What is expected.
Your task is to repeat all of the data exactly while excluding the pictures.

Supplied material.

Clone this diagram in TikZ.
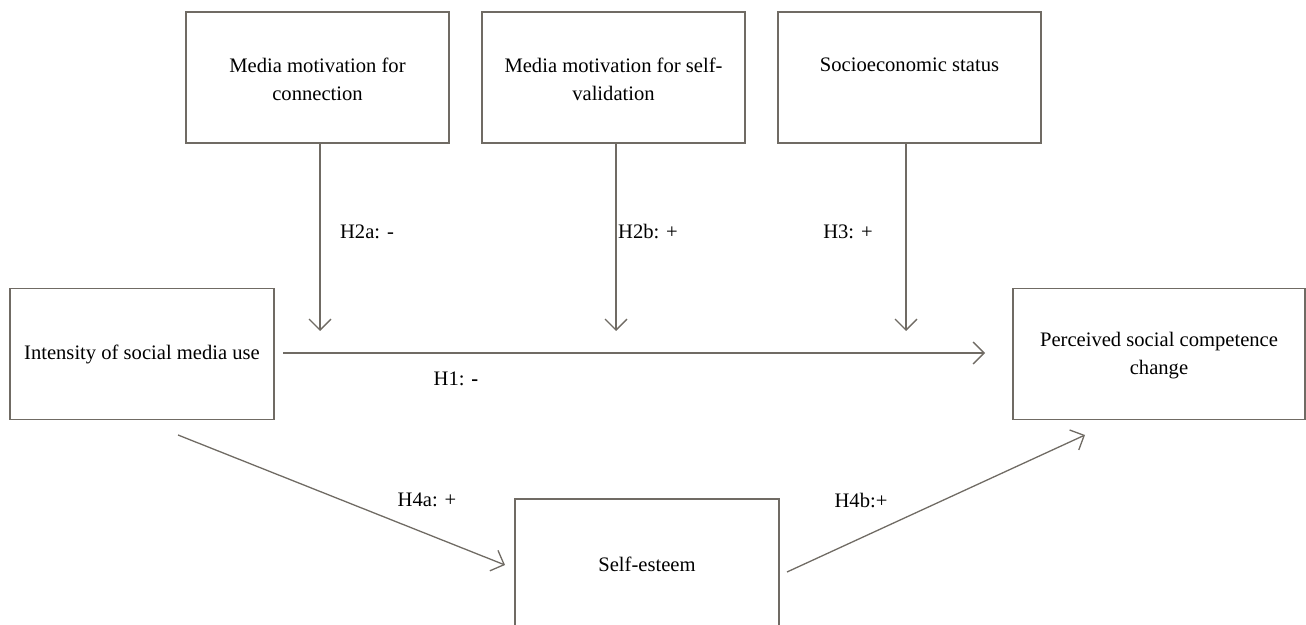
\documentclass[tikz,border=0pt]{standalone}
\usepackage{fontspec}
\setmainfont{Liberation Serif}
\usetikzlibrary{arrows.meta,positioning}
\definecolor{linegray}{RGB}{112,107,100}
\begin{document}
\begin{tikzpicture}[x=0.5pt,y=-0.5pt,font=\fontsize{10.3}{14}\selectfont,varbox/.style={draw=linegray,line width=0.65pt,minimum height=65.5pt,inner sep=0pt},boxtext/.style={align=center,inner sep=0pt},link/.style={draw=linegray,line width=0.65pt,-{Straight Barb[length=5.5pt,width=11pt]}},hyp/.style={inner sep=0pt}]
\useasboundingbox (0,0) rectangle (1306,625); \clip (0,0) rectangle (1306,625);
\node[varbox,minimum width=131.5pt] (conn) at (317.5,77.5) {}; \node[boxtext,below=23pt of conn.north] (conntext) {Media motivation for\\connection};
\node[varbox,minimum width=131.5pt] (selfval) at (613.5,77.5) {}; \node[boxtext,below=23pt of selfval.north] (selfvaltext) {Media motivation for self-\\validation};
\node[varbox,minimum width=131.5pt] (ses) at (909.5,77.5) {}; \node[boxtext,below=23pt of ses.north] (sestext) {Socioeconomic status};
\node[varbox,minimum width=132pt] (intens) at (142,354) {Intensity of social media use};
\node[varbox,minimum width=146pt] (percv) at (1159,354) {}; \node[boxtext] (percvtext) at (1159,356) {Perceived social competence\\change};
\node[varbox,minimum width=132pt] (selfest) at (647,564.5) {Self-esteem};
\coordinate (h1start) at (283,353); \coordinate (h1end) at (985,353);
\coordinate (conntip) at (320,331); \coordinate (selfvaltip) at (616,331); \coordinate (sestip) at (906,331);
\coordinate (h4astart) at (178,435); \coordinate (h4aend) at (505,565); \coordinate (h4bstart) at (787,572); \coordinate (h4bend) at (1085,435);
\draw[link] (conn.south -| conntip) -- (conntip); \draw[link] (selfval.south -| selfvaltip) -- (selfvaltip); \draw[link] (ses.south -| sestip) -- (sestip);
\draw[link] (h1start) -- (h1end); \draw[link] (h4astart) -- (h4aend); \draw[link] (h4bstart) -- (h4bend);
\node[hyp] (h2a) at (367,232) {H2a: -}; \node[hyp] (h2b) at (648,232) {H2b: +}; \node[hyp] (h3) at (848,232) {H3: +};
\node[hyp] (h1) at (456,379) {H1: \textbf{-}}; \node[hyp] (h4a) at (427,500) {H4a: +}; \node[hyp] (h4b) at (861,500) {H4b:+};
\end{tikzpicture}
\end{document}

Task answer.
Clone this diagram in TikZ.
\documentclass[tikz,border=0pt]{standalone}
\usepackage{fontspec}
\setmainfont{Liberation Serif}
\usetikzlibrary{arrows.meta,positioning}
\definecolor{linegray}{RGB}{112,107,100}
\begin{document}
\begin{tikzpicture}[x=0.5pt,y=-0.5pt,font=\fontsize{10.3}{14}\selectfont,varbox/.style={draw=linegray,line width=0.65pt,minimum height=65.5pt,inner sep=0pt},boxtext/.style={align=center,inner sep=0pt},link/.style={draw=linegray,line width=0.65pt,-{Straight Barb[length=5.5pt,width=11pt]}},hyp/.style={inner sep=0pt}]
\useasboundingbox (0,0) rectangle (1306,625); \clip (0,0) rectangle (1306,625);
\node[varbox,minimum width=131.5pt] (conn) at (317.5,77.5) {}; \node[boxtext,below=23pt of conn.north] (conntext) {Media motivation for\\connection};
\node[varbox,minimum width=131.5pt] (selfval) at (613.5,77.5) {}; \node[boxtext,below=23pt of selfval.north] (selfvaltext) {Media motivation for self-\\validation};
\node[varbox,minimum width=131.5pt] (ses) at (909.5,77.5) {}; \node[boxtext,below=23pt of ses.north] (sestext) {Socioeconomic status};
\node[varbox,minimum width=132pt] (intens) at (142,354) {Intensity of social media use};
\node[varbox,minimum width=146pt] (percv) at (1159,354) {}; \node[boxtext] (percvtext) at (1159,356) {Perceived social competence\\change};
\node[varbox,minimum width=132pt] (selfest) at (647,564.5) {Self-esteem};
\coordinate (h1start) at (283,353); \coordinate (h1end) at (985,353);
\coordinate (conntip) at (320,331); \coordinate (selfvaltip) at (616,331); \coordinate (sestip) at (906,331);
\coordinate (h4astart) at (178,435); \coordinate (h4aend) at (505,565); \coordinate (h4bstart) at (787,572); \coordinate (h4bend) at (1085,435);
\draw[link] (conn.south -| conntip) -- (conntip); \draw[link] (selfval.south -| selfvaltip) -- (selfvaltip); \draw[link] (ses.south -| sestip) -- (sestip);
\draw[link] (h1start) -- (h1end); \draw[link] (h4astart) -- (h4aend); \draw[link] (h4bstart) -- (h4bend);
\node[hyp] (h2a) at (367,232) {H2a: -}; \node[hyp] (h2b) at (648,232) {H2b: +}; \node[hyp] (h3) at (848,232) {H3: +};
\node[hyp] (h1) at (456,379) {H1: \textbf{-}}; \node[hyp] (h4a) at (427,500) {H4a: +}; \node[hyp] (h4b) at (861,500) {H4b:+};
\end{tikzpicture}
\end{document}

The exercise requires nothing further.